Standard fire engines and wild land fire engines, on the other hand, use external DEF tanks.
The nearest DEF pump station is located 30 miles away, so fire crews have to purchase DEF locally in 2.5 gallon containers to fill both internal and external DEF tanks.
The U.S. Military also has a large vehicle fleet that consumes diesel fuel. However, DEF is not commonly used in bases across the world. With the exception of vehicles used for local travel, heavy-duty vehicles such as tanks and work trucks are exempt of NOx reduction regulations. This is due in large part for lack of high quality, low sulfur diesel fuel in places such as Iraq and Afghanistan, whereas jet fuel, that has a high sulfur content that would quickly clog filters that use DEF, is plentiful.
In the U.S. Military, being able to take a tank brigade and armored truck division out of Louisiana and send them into combat zones across the world is paramount. Using jet fuel, which negates the need for DEF, is essential to that mission.

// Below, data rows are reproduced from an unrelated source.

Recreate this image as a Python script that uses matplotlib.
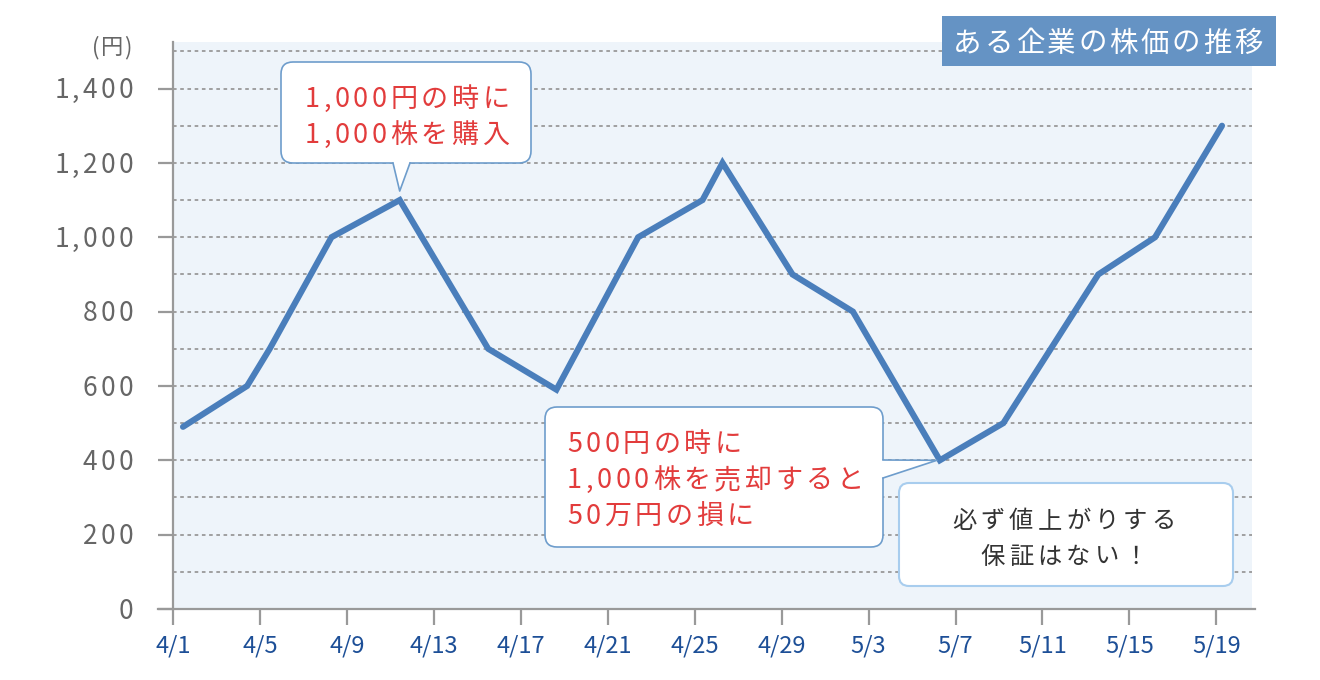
import numpy as np
import matplotlib
matplotlib.use('Agg')
import matplotlib.pyplot as plt
from matplotlib.patches import FancyBboxPatch, Polygon, Rectangle
from matplotlib.font_manager import FontProperties, findfont, get_font

plt.rcParams['font.family'] = ['Noto Sans CJK JP', 'DejaVu Sans']

# days counted from 4/1
day_pos = [0.46, 3.41, 4.45, 7.29, 10.43, 14.5, 17.64, 21.4, 24.36, 25.28,
           28.5, 31.28, 35.28, 38.2, 42.57, 45.18, 48.26]
price = [490, 600, 700, 1000, 1100, 700, 590, 1000, 1100, 1200,
         900, 800, 400, 500, 900, 1000, 1300]

tick_days = [0, 4, 8, 12, 16, 20, 24, 28, 32, 36, 40, 44, 48]
tick_labels = ['4/1', '4/5', '4/9', '4/13', '4/17', '4/21', '4/25',
               '4/29', '5/3', '5/7', '5/11', '5/15', '5/19']
y_ticks = [0, 200, 400, 600, 800, 1000, 1200, 1400]

title = 'ある企業の株価の推移'
buy_note = ['1,000円の時に', '1,000株を購入']
sell_note = ['500円の時に', '1,000株を売却すると', '50万円の損に']
warn_note = ['必ず値上がりする', '保証はない！']
buy_idx = 4
sell_idx = 12

W, H = 1320, 680
fig = plt.figure(figsize=(W / 100, H / 100), dpi=100)
fig.patch.set_facecolor('white')

# plot area in pixels: left 173, right 1252, top 41.7, bottom 609
ax = fig.add_axes([173 / W, 1 - 609 / H, (1252 - 173) / W, (609 - 41.7) / H])
ax.set_facecolor('#eef4fa')
ax.set_xlim(0, 49.64)
ax.set_ylim(0, 1526)

for v in range(100, 1501, 100):
    ax.axhline(v, color='#999999', lw=1.3, ls=(0, (2, 2)), zorder=1)

ax.plot(day_pos, price, color='#4a7ebb', lw=4.4, solid_joinstyle='miter',
        solid_capstyle='round', zorder=3)

for s in ['top', 'right', 'bottom']:
    ax.spines[s].set_visible(False)
ax.spines['left'].set_color('#999999')
ax.spines['left'].set_linewidth(1.6)
ax.axhline(0, xmin=-0.014, xmax=1.003, color='#999999', lw=1.6,
           clip_on=False, zorder=4)

ax.set_xticks(tick_days)
ax.set_xticklabels(tick_labels)
ax.set_yticks(y_ticks)
ax.set_yticklabels([])
ax.tick_params(axis='x', direction='out', length=11.5, width=1.6,
               color='#999999', labelcolor='#1d4f97', labelsize=17, pad=7)
ax.tick_params(axis='y', direction='out', length=11, width=1.6,
               color='#999999')

# overlay in pixel coordinates (y down) for the labels and callouts
ov = fig.add_axes([0, 0, 1, 1], zorder=10)
ov.set_xlim(0, W)
ov.set_ylim(H, 0)
ov.axis('off')

jp = FontProperties(family='Noto Sans CJK JP')
ft = get_font(findfont(jp))


def to_px(x, y):
    p = ax.transData.transform((x, y))
    return ov.transData.inverted().transform(p)


# text with letter spacing, drawn one character at a time; y is the line centre
def spaced(x, y, s, size, color, gap, ha='left', zorder=5):
    ft.set_size(size, 100)
    adv = [ft.load_char(ord(c)).linearHoriAdvance / 65536 for c in s]
    total = sum(adv) + gap * (len(s) - 1)
    if ha == 'center':
        x -= total / 2
    elif ha == 'right':
        x -= total
    base = y + 0.37 * size * 100 / 72
    for c, a in zip(s, adv):
        ov.text(x, base, c, ha='left', va='baseline', fontsize=size,
                color=color, fontproperties=jp, zorder=zorder)
        x += a + gap


for v in y_ticks:
    _, py = to_px(0, v)
    spaced(133, py, f'{v:,}', 19, '#666666', 3.2, ha='right')

spaced(112, 46, '(円)', 16, '#666666', 1, ha='center')

# title box
ov.add_patch(Rectangle((942, 16), 334, 50, facecolor='#6593c4',
                       edgecolor='none'))
spaced(1108, 41, title, 20.5, 'white', 2.8, ha='center')

red = '#e23c3c'
edge = '#6e9dcc'

# callout 1 (pointer goes down to the buy point)
bx, by = to_px(day_pos[buy_idx], price[buy_idx])
ov.add_patch(FancyBboxPatch((281, 62), 250, 101,
                            boxstyle='round,pad=0,rounding_size=12',
                            facecolor='white', edgecolor=edge, lw=1.2,
                            zorder=2))
tip = (bx, by - 9)
ov.add_patch(Polygon([(393, 161), tip, (410, 161)], closed=True,
                     facecolor='white', edgecolor='none', zorder=3))
ov.plot([393, tip[0], 410], [163, tip[1], 163], color=edge, lw=1.2,
        zorder=4)
for i, line in enumerate(buy_note):
    spaced(407, 97 + 36 * i, line, 19.5, red, 3.6, ha='center')

# callout 2 (pointer goes right to the sell point)
sx, sy = to_px(day_pos[sell_idx], price[sell_idx])
ov.add_patch(FancyBboxPatch((545, 407), 338, 140,
                            boxstyle='round,pad=0,rounding_size=12',
                            facecolor='white', edgecolor=edge, lw=1.2,
                            zorder=2))
tip2 = (sx - 3, sy)
ov.add_patch(Polygon([(881, 460), tip2, (881, 478)], closed=True,
                     facecolor='white', edgecolor='none', zorder=3))
ov.plot([883, tip2[0], 883], [460, tip2[1], 478], color=edge, lw=1.2,
        zorder=4)
for i, line in enumerate(sell_note):
    spaced(567, 442 + 36 * i, line, 19.5, red, 3.6)

# note box
ov.add_patch(FancyBboxPatch((899, 483), 334, 103,
                            boxstyle='round,pad=0,rounding_size=10',
                            facecolor='white', edgecolor='#a8cdee', lw=1.5,
                            zorder=2))
for i, line in enumerate(warn_note):
    spaced(1064, 519 + 36 * i, line, 17.5, '#333333', 4.2, ha='center')

fig.savefig('out.png', dpi=100, facecolor='white')
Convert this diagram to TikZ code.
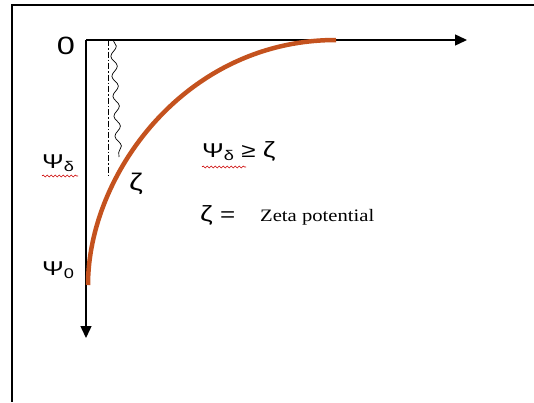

DEF Pump Stations on the Rise
As federal government regulations increase the demand for quick access to DEF, gas stations are rising to meet that need, particularly those that cater to long-haul truckers. DEF refilling pumps can be most often seen next to diesel fuel pumps. Such pumps are clearly labeled with “DEF” on them, and most DEF tanks are fitted to not allow diesel fuel to be accidentally pumped in.
A Word of Warning
DEF is probably one of the least dangerous chemicals in your vehicle, though that doesn’t mean it should be treated lightly. There are a few things to keep in mind that will help you maximize the effectiveness of DEF:
- Running out of DEF: When your vehicle is low on DEF, a warning light will come on to alert the driver that if the DEF tank is not filled soon, the vehicle’s performance will undergo a sudden change. When the DEF tank is completely empty, the vehicle will slow to a maximum speed of a mere five miles per hour. This is so the vehicle is preserved until the DEF is refilled. Once the DEF tank has been replenished, vehicle performance will resume as usual.

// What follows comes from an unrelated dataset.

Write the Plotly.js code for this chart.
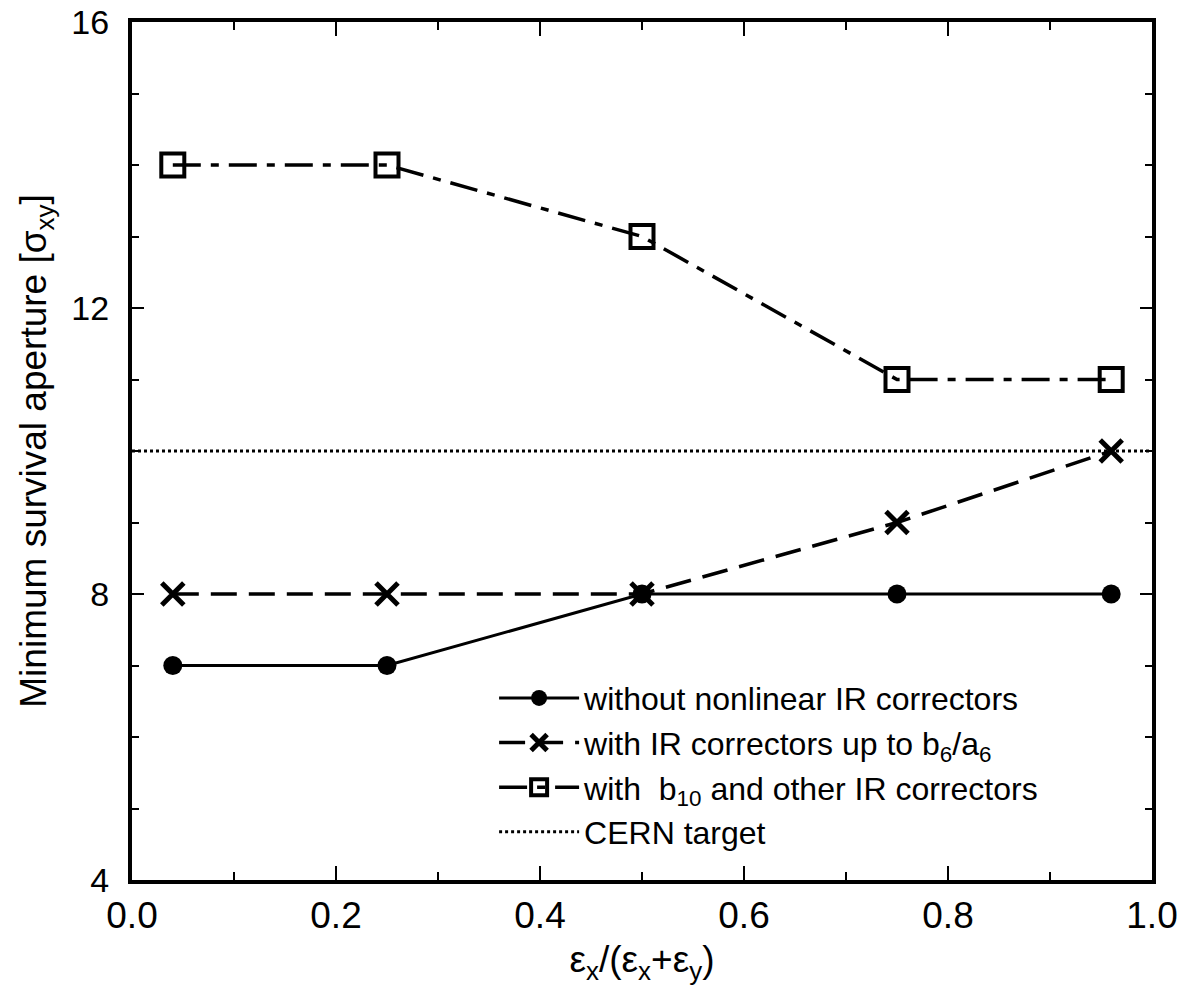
<!DOCTYPE html>
<html>
<head>
<meta charset="utf-8">
<script src="https://cdn.plot.ly/plotly-3.0.1.min.js"></script>
<style>html,body{margin:0;padding:0;background:#fff;}#chart{width:1188px;height:996px;}</style>
</head>
<body>
<div id="chart"></div>
<script>
const xValues = [0.04, 0.25, 0.5, 0.75, 0.96];
const withoutNonlinear = [7, 7, 8, 8, 8];
const upToB6A6 = [8, 8, 8, 9, 10];
const withB10 = [14, 14, 13, 11, 11];
const cernTargetX = [0, 1];
const cernTargetY = [10, 10];
const seriesNames = [
  "without nonlinear IR correctors",
  "with IR correctors up to b<sub>6</sub>/a<sub>6</sub>",
  "with  b<sub>10</sub> and other IR correctors",
  "CERN target"
];
const xTickVals = [0, 0.2, 0.4, 0.6, 0.8, 1.0];
const xTickText = ["0.0", "0.2", "0.4", "0.6", "0.8", "1.0"];
const yTickVals = [4, 8, 12, 16];
const yTickText = ["4", "8", "12", "16"];

const traces = [
  {x: xValues, y: withoutNonlinear, name: seriesNames[0], mode: "lines+markers",
   line: {color: "#000", width: 3, dash: "solid"},
   marker: {symbol: "circle", size: 19, color: "#000"}},
  {x: xValues, y: upToB6A6, name: seriesNames[1], mode: "lines+markers",
   line: {color: "#000", width: 3.5, dash: "26px,12px"},
   marker: {symbol: "x-thin", size: 22, color: "#000", line: {color: "#000", width: 5}}},
  {x: xValues, y: withB10, name: seriesNames[2], mode: "lines+markers",
   line: {color: "#000", width: 3.5, dash: "28px,10px,8px,10px"},
   marker: {symbol: "square-open", size: 23, color: "#000", line: {color: "#000", width: 4}}},
  {x: cernTargetX, y: cernTargetY, name: seriesNames[3], mode: "lines",
   line: {color: "#000", width: 3, dash: "dot"}}
];

const font = "Liberation Sans, Arial, Helvetica, sans-serif";
const layout = {
  width: 1188, height: 996,
  paper_bgcolor: "#fff", plot_bgcolor: "#fff",
  margin: {l: 132, r: 36, t: 22, b: 116},
  showlegend: true,
  font: {family: font, color: "#000", size: 30},
  xaxis: {
    range: [0, 1], showgrid: false, zeroline: false,
    showline: true, linecolor: "#000", linewidth: 4, mirror: "ticks",
    ticks: "inside", ticklen: 14, tickwidth: 2, tickcolor: "#000",
    tickvals: xTickVals, ticktext: xTickText,
    tickfont: {family: font, size: 37, color: "#000"},
    minor: {tickvals: [0.1, 0.3, 0.5, 0.7, 0.9], ticks: "inside", ticklen: 8, tickwidth: 2, tickcolor: "#000"},
    title: {text: "ε<sub>x</sub>/(ε<sub>x</sub>+ε<sub>y</sub>)", font: {family: font, size: 37, color: "#000"}, standoff: 12}
  },
  yaxis: {
    range: [4, 16], showgrid: false, zeroline: false,
    showline: true, linecolor: "#000", linewidth: 4, mirror: "ticks",
    ticks: "inside", ticklen: 12, tickwidth: 2, tickcolor: "#000",
    tickvals: yTickVals, ticktext: yTickText, ticklabelstandoff: 12,
    tickfont: {family: font, size: 34, color: "#000"},
    minor: {dtick: 1, ticks: "inside", ticklen: 7, tickwidth: 2, tickcolor: "#000"},
    title: {text: "Minimum survival aperture [σ<sub>xy</sub>]", font: {family: font, size: 37, color: "#000"}, standoff: 14}
  },
  legend: {
    x: 0.355, y: 0.244, xanchor: "left", yanchor: "top",
    bgcolor: "rgba(0,0,0,0)", borderwidth: 0,
    font: {family: font, size: 32, color: "#000"},
    itemwidth: 80, tracegroupgap: 0
  }
};

Plotly.newPlot("chart", traces, layout, {displayModeBar: false, staticPlot: true});
</script>
</body>
</html>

- DEF expires: DEF has a very short shelf life. In fact, purchasing DEF that has been sitting on the shelf for more than a year and pouring it into your exhaust system will cause damage to the vehicle. If stored away from sunlight and between 10°F and 90°F, DEF’s shelf life can last up to a year.
- How do you know if your DEF is expired? All DEF containers that are purchased at automotive supply shops have an expiration date on the package, not too dissimilar from food expiration dates. DEF pumps at gas stations do not have a labeled expiration date due to the constant cycling of DEF into the pump.

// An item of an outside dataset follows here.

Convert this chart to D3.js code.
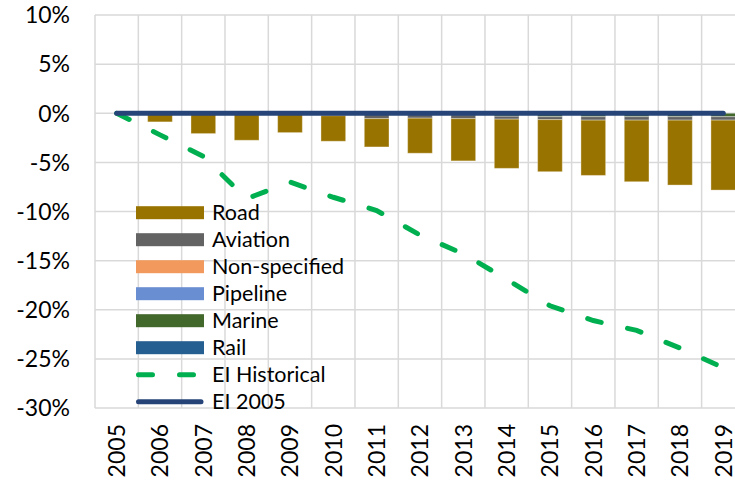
<!DOCTYPE html>
<html>
<head>
<meta charset="utf-8">
<script src="https://cdn.jsdelivr.net/npm/d3@7"></script>
<style>
  body { margin: 0; background: #fff; }
  svg { display: block; font-family: Lato, "Open Sans", sans-serif; }
</style>
</head>
<body>
<div id="chart"></div>
<script>
// data (% change vs 2005)
var years = ["2005","2006","2007","2008","2009","2010","2011","2012","2013","2014","2015","2016","2017","2018","2019"];
var road = [0, -0.88, -2.07, -2.75, -1.97, -2.6, -2.88, -3.57, -4.3, -5.01, -5.3, -5.63, -6.27, -6.61, -7.12];
var aviation = [0, 0, 0, 0, 0, -0.25, -0.5, -0.4, -0.4, -0.3, -0.3, -0.35, -0.35, -0.35, -0.35];
var nonSpecified = [0, 0, 0, 0, 0, 0, 0, 0, 0, 0, 0, 0, 0, 0, 0];
var pipeline = [0, 0, 0, 0, 0, 0, 0, 0, 0, 0, 0, 0, 0, 0, 0];
var marine = [0, 0, 0, 0, 0, 0, -0.05, -0.1, -0.15, -0.3, -0.35, -0.35, -0.35, -0.35, -0.35];
var rail = [0, 0, 0, 0, 0, 0, 0, 0, 0, 0, 0, 0, 0, 0, 0];
var eiHistorical = [0, -2.2, -4.4, -8.7, -7.0, -8.55, -9.9, -12.4, -14.3, -16.9, -19.6, -21.1, -22.1, -23.9, -25.9];
var ei2005 = [0, 0, 0, 0, 0, 0, 0, 0, 0, 0, 0, 0, 0, 0, 0];
var yTicks = [10, 5, 0, -5, -10, -15, -20, -25, -30];

var seriesNames = ["Road", "Aviation", "Non-specified", "Pipeline", "Marine", "Rail"];
var seriesValues = [road, aviation, nonSpecified, pipeline, marine, rail];
var seriesColors = ["#997300", "#636363", "#f29a5e", "#6a8ed2", "#43682b", "#255e91"];

var width = 735, height = 483;
var plotLeft = 95, plotTop = 15, plotBottom = 408;
var step = 43.33;

var svg = d3.select("#chart").append("svg")
    .attr("width", width)
    .attr("height", height);

var x = d3.scaleBand()
    .domain(years)
    .range([plotLeft, plotLeft + step * years.length])
    .paddingInner(0.43)
    .paddingOuter(0.215);

var y = d3.scaleLinear()
    .domain([-30, 10])
    .range([plotBottom, plotTop]);

// gridlines
svg.append("g").selectAll("line")
    .data(yTicks)
    .enter().append("line")
    .attr("x1", plotLeft).attr("x2", plotLeft + step * years.length)
    .attr("y1", function(d) { return y(d); })
    .attr("y2", function(d) { return y(d); })
    .attr("stroke", "#d9d9d9").attr("stroke-width", 1.5);

svg.append("g").selectAll("line")
    .data(years)
    .enter().append("line")
    .attr("x1", function(d) { return x(d) - x.step() * 0.215; })
    .attr("x2", function(d) { return x(d) - x.step() * 0.215; })
    .attr("y1", plotTop).attr("y2", plotBottom)
    .attr("stroke", "#d9d9d9").attr("stroke-width", 1.5);

// y labels
svg.append("g").selectAll("text")
    .data(yTicks)
    .enter().append("text")
    .attr("x", 70)
    .attr("y", function(d) { return y(d); })
    .attr("dy", "0.36em")
    .attr("text-anchor", "end")
    .attr("font-size", 23)
    .attr("fill", "#000")
    .text(function(d) { return d + "%"; });

// x labels
svg.append("g").selectAll("text")
    .data(years)
    .enter().append("text")
    .attr("transform", function(d) {
        return "translate(" + (x(d) + x.bandwidth() / 2) + ",424) rotate(-90)";
    })
    .attr("dy", "0.36em")
    .attr("text-anchor", "end")
    .attr("font-size", 23)
    .attr("fill", "#000")
    .text(function(d) { return d; });

// stacked bars
var table = years.map(function(yr, i) {
    var row = { year: yr };
    seriesNames.forEach(function(n, j) { row[n] = seriesValues[j][i]; });
    return row;
});
var stackOrder = ["Rail", "Marine", "Pipeline", "Non-specified", "Aviation", "Road"];
var stacked = d3.stack().keys(stackOrder).offset(d3.stackOffsetDiverging)(table);

svg.append("g").selectAll("g")
    .data(stacked)
    .enter().append("g")
    .attr("fill", function(d) { return seriesColors[seriesNames.indexOf(d.key)]; })
    .selectAll("rect")
    .data(function(d) { return d; })
    .enter().append("rect")
    .attr("x", function(d) { return x(d.data.year); })
    .attr("width", x.bandwidth())
    .attr("y", function(d) { return y(Math.max(d[0], d[1])); })
    .attr("height", function(d) { return Math.abs(y(d[0]) - y(d[1])); })
    .attr("stroke", "#fff").attr("stroke-opacity", 0.35).attr("stroke-width", 1);

var line = d3.line()
    .x(function(d, i) { return x(years[i]) + x.bandwidth() / 2; })
    .y(function(d) { return y(d); });

svg.append("path")
    .datum(eiHistorical)
    .attr("d", line)
    .attr("fill", "none")
    .attr("stroke", "#00b050")
    .attr("stroke-width", 5)
    .attr("stroke-linecap", "round")
    .attr("stroke-dasharray", "14 27");

svg.append("path")
    .datum(ei2005)
    .attr("d", line)
    .attr("fill", "none")
    .attr("stroke", "#264478")
    .attr("stroke-width", 5)
    .attr("stroke-linecap", "round");

// legend
var legend = svg.append("g");
var rowH = 27, legY = 212.7;
seriesNames.forEach(function(n, i) {
    legend.append("rect")
        .attr("x", 136).attr("y", legY + i * rowH - 6.5)
        .attr("width", 68).attr("height", 13)
        .attr("fill", seriesColors[i]);
});
legend.append("line")
    .attr("x1", 138.5).attr("x2", 200).attr("y1", legY + 6 * rowH).attr("y2", legY + 6 * rowH)
    .attr("stroke", "#00b050").attr("stroke-width", 5)
    .attr("stroke-linecap", "round").attr("stroke-dasharray", "14 27");
legend.append("line")
    .attr("x1", 138.5).attr("x2", 201).attr("y1", legY + 7 * rowH).attr("y2", legY + 7 * rowH)
    .attr("stroke", "#264478").attr("stroke-width", 5)
    .attr("stroke-linecap", "round");

var legendLabels = seriesNames.concat(["EI Historical", "EI 2005"]);
legend.selectAll("text")
    .data(legendLabels)
    .enter().append("text")
    .attr("x", 212)
    .attr("y", function(d, i) { return legY + i * rowH; })
    .attr("dy", "0.36em")
    .attr("font-size", 21.5)
    .attr("fill", "#000")
    .text(function(d) { return d; });
</script>
</body>
</html>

- Never mix: Though DEF itself is also harmless–spills can be simply wiped up with a rag–it should never be poured into the fuel system. In addition, other liquids, such as additives, should never be added to the DEF tank.
- Some people think that because DEF is made up partly of urea, it’s acceptable to urinate into their DEF tank when they’re low on DEF. This is not true. DEF uses a synthetic urea not derived from biological sources, and is made to have a highly purified solution of urea. Agricultural urea fertilizers should also never be poured into a DEF tank.
- Keep it heated: DEF freezing in your truck will not damage the SCR system. Operating a vehicle with frozen DEF is fine, but less effective than if it was thawed. Many vehicles use internal heating equipment or the engine heat itself to keep DEF thawed enough to use. However, if DEF is stored in bulk in an external tank, a heating source will be required, such as a hot box. Keeping DEF at a regular temperature between 10°F and 90°F is critical to ensure quality DEF.
DEF is an important part of diesel-fueled vehicles. Though not part of the drive system, DEF is essential to making the world a better place by lowering vehicle exhaust and smog. It’s a key part of the trucking industry, and will continue to be as the EPA’s NOx regulations are in place.